**CHALLENGE**:
Identify the lines that contain the word "image" and copy each one.

**DATASET ROWS**:
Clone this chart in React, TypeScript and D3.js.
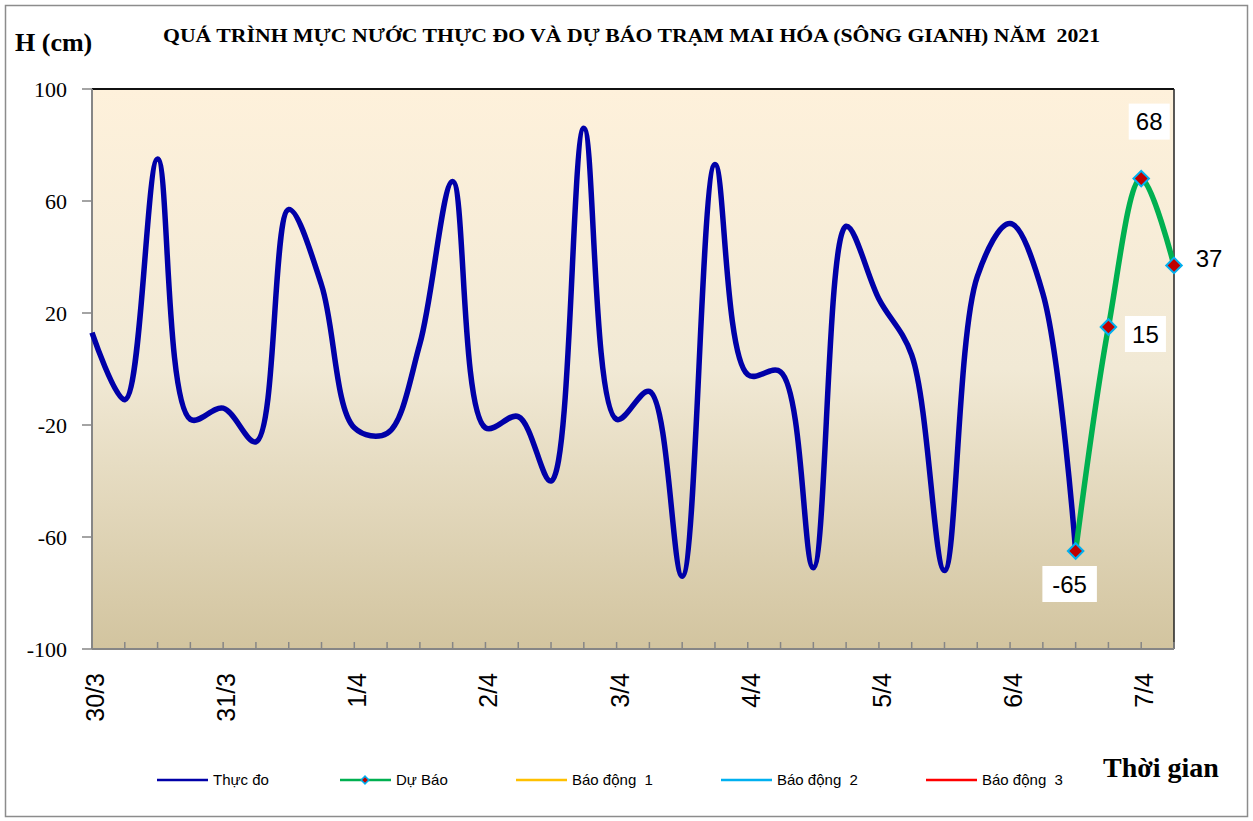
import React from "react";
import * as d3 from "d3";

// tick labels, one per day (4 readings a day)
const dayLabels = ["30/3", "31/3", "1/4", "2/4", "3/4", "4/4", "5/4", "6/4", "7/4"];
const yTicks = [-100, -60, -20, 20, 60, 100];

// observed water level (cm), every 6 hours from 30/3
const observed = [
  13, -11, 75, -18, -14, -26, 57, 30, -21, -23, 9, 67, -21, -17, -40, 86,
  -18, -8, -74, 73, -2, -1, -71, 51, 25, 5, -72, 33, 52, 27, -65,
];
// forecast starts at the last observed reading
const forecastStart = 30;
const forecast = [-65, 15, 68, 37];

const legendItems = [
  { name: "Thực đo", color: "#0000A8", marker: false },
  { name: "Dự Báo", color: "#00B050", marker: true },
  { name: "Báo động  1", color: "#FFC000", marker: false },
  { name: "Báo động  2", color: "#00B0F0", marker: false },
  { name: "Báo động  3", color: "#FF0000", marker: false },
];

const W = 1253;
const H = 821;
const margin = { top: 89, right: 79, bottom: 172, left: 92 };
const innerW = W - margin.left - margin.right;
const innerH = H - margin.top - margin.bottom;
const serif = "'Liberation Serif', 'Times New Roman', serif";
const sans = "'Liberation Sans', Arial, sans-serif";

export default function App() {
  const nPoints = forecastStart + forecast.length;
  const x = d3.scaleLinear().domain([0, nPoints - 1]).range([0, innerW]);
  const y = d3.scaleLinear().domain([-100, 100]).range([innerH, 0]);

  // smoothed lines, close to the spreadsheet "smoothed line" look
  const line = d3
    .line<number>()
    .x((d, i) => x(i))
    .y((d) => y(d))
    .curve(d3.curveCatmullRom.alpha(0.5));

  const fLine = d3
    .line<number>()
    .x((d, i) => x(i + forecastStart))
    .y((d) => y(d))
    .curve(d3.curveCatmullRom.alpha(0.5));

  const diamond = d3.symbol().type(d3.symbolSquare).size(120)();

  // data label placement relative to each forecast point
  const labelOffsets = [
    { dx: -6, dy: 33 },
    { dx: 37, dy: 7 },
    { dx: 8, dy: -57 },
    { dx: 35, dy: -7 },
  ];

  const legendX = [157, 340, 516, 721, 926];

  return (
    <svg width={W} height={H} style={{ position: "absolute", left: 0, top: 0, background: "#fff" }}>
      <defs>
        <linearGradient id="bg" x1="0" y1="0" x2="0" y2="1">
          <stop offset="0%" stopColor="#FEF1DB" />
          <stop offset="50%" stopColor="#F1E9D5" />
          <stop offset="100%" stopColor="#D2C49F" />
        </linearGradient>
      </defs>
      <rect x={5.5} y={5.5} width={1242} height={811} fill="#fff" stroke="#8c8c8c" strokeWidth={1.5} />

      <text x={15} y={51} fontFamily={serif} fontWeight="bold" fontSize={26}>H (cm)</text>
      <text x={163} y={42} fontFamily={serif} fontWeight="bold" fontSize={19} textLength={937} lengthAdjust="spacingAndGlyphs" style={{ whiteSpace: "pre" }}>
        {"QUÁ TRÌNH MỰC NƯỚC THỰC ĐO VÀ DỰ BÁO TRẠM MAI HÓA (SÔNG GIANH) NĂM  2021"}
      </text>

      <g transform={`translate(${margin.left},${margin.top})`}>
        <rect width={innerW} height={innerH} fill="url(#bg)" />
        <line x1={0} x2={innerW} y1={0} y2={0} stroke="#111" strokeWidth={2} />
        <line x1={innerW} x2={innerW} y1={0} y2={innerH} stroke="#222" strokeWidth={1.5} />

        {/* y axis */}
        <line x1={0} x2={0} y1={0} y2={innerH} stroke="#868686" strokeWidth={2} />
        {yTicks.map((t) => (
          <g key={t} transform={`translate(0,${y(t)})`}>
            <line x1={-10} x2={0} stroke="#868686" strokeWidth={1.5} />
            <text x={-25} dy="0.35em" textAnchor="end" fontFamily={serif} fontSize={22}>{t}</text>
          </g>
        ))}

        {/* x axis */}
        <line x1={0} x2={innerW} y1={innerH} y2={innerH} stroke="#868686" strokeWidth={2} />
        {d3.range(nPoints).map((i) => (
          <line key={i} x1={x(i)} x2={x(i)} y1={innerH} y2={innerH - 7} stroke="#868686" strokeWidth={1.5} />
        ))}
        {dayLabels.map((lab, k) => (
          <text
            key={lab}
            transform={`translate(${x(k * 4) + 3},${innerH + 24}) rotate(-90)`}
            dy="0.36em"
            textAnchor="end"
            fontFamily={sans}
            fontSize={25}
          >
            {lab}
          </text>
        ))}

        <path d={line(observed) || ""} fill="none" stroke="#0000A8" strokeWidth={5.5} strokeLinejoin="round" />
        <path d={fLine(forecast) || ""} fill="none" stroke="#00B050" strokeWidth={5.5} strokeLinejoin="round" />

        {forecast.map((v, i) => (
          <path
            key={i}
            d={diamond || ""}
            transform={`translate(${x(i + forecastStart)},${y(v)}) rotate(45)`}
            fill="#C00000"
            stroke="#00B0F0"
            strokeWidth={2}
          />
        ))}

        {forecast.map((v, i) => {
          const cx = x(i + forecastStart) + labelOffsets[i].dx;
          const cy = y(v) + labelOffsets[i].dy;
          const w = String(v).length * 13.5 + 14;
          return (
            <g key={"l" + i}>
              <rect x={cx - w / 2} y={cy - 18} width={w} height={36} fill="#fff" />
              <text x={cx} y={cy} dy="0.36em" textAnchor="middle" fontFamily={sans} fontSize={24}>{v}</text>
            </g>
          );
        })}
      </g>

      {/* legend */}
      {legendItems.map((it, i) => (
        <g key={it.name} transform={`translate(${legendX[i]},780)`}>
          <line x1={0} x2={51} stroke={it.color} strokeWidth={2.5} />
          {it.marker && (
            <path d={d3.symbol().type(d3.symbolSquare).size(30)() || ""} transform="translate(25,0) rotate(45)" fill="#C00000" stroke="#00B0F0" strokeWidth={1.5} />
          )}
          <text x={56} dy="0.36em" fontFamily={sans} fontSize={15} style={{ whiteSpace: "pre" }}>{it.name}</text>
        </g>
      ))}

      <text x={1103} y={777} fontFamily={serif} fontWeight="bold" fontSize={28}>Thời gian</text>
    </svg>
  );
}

...

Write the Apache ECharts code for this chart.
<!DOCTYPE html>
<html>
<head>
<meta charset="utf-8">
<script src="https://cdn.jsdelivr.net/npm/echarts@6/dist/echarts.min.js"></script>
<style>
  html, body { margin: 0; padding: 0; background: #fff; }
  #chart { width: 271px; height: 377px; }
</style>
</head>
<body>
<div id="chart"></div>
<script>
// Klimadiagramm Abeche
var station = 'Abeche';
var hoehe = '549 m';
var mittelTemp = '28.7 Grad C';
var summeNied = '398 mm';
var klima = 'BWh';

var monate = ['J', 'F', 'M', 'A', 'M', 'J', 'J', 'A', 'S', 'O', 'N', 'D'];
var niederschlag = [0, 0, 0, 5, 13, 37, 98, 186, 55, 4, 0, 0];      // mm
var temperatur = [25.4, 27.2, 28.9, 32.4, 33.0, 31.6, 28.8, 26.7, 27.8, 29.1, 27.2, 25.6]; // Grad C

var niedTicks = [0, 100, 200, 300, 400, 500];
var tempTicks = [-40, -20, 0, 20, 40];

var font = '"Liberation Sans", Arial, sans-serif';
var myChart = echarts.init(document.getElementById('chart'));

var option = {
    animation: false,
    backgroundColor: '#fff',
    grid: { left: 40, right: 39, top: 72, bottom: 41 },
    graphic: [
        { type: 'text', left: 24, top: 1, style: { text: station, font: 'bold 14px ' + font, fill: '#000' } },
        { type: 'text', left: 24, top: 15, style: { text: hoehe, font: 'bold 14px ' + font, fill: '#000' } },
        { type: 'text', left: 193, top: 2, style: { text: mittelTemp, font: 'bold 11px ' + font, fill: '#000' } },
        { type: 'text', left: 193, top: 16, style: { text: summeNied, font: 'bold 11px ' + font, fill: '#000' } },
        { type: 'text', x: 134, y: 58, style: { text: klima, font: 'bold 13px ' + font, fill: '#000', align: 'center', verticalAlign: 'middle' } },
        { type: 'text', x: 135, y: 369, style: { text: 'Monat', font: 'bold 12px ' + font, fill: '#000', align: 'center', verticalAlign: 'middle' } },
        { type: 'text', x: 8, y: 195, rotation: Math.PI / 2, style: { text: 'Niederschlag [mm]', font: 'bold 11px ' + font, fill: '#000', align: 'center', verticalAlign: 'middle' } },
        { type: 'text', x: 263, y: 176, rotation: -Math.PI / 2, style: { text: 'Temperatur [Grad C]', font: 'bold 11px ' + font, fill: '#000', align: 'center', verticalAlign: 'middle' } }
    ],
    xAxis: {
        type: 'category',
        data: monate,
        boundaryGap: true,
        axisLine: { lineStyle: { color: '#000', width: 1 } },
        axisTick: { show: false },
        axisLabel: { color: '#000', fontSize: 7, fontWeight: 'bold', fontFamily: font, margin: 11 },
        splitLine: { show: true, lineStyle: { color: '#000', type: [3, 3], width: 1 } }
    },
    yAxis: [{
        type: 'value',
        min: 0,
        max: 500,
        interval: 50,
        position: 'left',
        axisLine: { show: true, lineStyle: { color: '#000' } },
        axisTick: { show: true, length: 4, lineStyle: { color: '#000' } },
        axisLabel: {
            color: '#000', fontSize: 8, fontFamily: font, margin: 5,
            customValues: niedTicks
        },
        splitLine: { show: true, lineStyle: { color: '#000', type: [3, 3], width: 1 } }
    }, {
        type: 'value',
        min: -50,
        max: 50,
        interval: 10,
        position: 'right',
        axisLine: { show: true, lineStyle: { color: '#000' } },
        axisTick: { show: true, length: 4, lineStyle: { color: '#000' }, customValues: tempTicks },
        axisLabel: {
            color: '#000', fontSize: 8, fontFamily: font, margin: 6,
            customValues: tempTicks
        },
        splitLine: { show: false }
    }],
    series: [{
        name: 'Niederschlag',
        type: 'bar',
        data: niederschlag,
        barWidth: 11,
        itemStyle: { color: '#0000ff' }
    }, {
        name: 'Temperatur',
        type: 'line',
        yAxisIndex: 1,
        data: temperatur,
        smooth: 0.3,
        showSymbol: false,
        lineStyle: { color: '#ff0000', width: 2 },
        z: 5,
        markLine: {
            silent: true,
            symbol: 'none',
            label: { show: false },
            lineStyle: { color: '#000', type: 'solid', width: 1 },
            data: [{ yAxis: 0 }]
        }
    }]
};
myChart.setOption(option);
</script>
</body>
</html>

--

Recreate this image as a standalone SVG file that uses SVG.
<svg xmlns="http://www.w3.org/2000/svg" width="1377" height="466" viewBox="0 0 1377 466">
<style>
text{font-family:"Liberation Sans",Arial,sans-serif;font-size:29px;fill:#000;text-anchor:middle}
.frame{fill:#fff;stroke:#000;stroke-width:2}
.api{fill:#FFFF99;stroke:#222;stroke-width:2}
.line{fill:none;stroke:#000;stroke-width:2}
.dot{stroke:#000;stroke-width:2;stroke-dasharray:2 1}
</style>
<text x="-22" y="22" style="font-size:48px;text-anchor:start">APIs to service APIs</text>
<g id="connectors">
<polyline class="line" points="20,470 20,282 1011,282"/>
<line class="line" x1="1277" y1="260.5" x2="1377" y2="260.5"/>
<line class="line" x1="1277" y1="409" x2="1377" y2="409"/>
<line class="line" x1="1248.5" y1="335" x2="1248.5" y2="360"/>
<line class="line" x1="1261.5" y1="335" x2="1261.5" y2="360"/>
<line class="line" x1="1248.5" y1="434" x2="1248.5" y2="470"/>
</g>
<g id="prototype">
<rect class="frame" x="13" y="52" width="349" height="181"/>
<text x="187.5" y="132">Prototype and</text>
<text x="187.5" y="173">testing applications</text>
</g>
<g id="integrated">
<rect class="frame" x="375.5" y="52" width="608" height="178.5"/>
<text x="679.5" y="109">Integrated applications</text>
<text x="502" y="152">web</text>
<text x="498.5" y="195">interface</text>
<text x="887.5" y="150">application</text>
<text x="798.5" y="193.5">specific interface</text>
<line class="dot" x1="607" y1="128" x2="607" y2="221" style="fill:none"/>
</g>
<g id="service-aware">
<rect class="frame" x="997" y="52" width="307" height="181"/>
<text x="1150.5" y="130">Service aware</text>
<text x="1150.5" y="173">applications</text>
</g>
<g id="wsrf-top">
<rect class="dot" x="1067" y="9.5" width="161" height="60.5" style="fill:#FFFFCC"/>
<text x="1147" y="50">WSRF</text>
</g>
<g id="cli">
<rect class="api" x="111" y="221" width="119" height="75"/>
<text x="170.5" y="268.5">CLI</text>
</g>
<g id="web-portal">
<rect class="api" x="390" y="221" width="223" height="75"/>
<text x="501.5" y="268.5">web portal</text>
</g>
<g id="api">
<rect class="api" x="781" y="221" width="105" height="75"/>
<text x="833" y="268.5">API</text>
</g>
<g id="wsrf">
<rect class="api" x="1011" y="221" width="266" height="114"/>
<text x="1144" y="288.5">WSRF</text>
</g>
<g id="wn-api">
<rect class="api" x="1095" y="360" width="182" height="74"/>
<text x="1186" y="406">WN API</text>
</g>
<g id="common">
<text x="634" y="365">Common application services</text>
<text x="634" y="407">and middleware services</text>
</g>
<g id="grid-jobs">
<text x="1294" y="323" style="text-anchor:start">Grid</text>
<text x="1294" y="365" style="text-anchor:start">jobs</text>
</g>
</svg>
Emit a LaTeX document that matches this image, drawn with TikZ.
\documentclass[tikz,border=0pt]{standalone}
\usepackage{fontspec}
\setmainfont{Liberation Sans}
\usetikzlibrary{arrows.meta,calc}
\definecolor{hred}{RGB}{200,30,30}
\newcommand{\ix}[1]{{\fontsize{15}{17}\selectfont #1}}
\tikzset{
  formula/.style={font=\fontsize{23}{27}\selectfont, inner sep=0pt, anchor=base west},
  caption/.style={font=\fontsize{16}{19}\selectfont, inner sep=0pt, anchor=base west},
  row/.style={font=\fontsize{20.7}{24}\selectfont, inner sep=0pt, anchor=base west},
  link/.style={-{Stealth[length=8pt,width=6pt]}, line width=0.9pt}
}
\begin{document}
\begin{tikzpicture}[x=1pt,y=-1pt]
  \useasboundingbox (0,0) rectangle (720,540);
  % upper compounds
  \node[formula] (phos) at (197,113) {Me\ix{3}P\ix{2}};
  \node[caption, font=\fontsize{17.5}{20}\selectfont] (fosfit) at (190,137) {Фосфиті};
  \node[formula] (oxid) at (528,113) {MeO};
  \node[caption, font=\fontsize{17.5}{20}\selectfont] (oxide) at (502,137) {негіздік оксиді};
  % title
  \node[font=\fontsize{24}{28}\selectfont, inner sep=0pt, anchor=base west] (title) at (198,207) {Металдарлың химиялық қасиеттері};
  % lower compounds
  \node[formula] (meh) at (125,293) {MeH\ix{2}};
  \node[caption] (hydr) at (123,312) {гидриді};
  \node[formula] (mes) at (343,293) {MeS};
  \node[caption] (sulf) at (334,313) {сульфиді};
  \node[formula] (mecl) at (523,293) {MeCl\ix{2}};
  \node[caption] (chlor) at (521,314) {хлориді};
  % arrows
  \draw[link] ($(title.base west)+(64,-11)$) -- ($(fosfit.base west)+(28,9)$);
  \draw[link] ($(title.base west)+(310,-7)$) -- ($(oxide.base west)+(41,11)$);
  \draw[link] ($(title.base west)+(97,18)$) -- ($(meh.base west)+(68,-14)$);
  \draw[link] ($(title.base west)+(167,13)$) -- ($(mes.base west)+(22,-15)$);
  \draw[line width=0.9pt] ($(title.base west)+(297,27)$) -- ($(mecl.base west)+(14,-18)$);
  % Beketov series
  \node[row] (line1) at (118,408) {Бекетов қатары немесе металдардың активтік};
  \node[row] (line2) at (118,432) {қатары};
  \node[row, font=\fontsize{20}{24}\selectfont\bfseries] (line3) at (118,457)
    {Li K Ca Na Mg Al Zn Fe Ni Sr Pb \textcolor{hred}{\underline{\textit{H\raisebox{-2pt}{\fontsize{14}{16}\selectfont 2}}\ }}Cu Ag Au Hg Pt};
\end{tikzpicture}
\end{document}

**SOLUTION FOR THIS TASK**:
Recreate this image as a standalone SVG file that uses SVG.
Emit a LaTeX document that matches this image, drawn with TikZ.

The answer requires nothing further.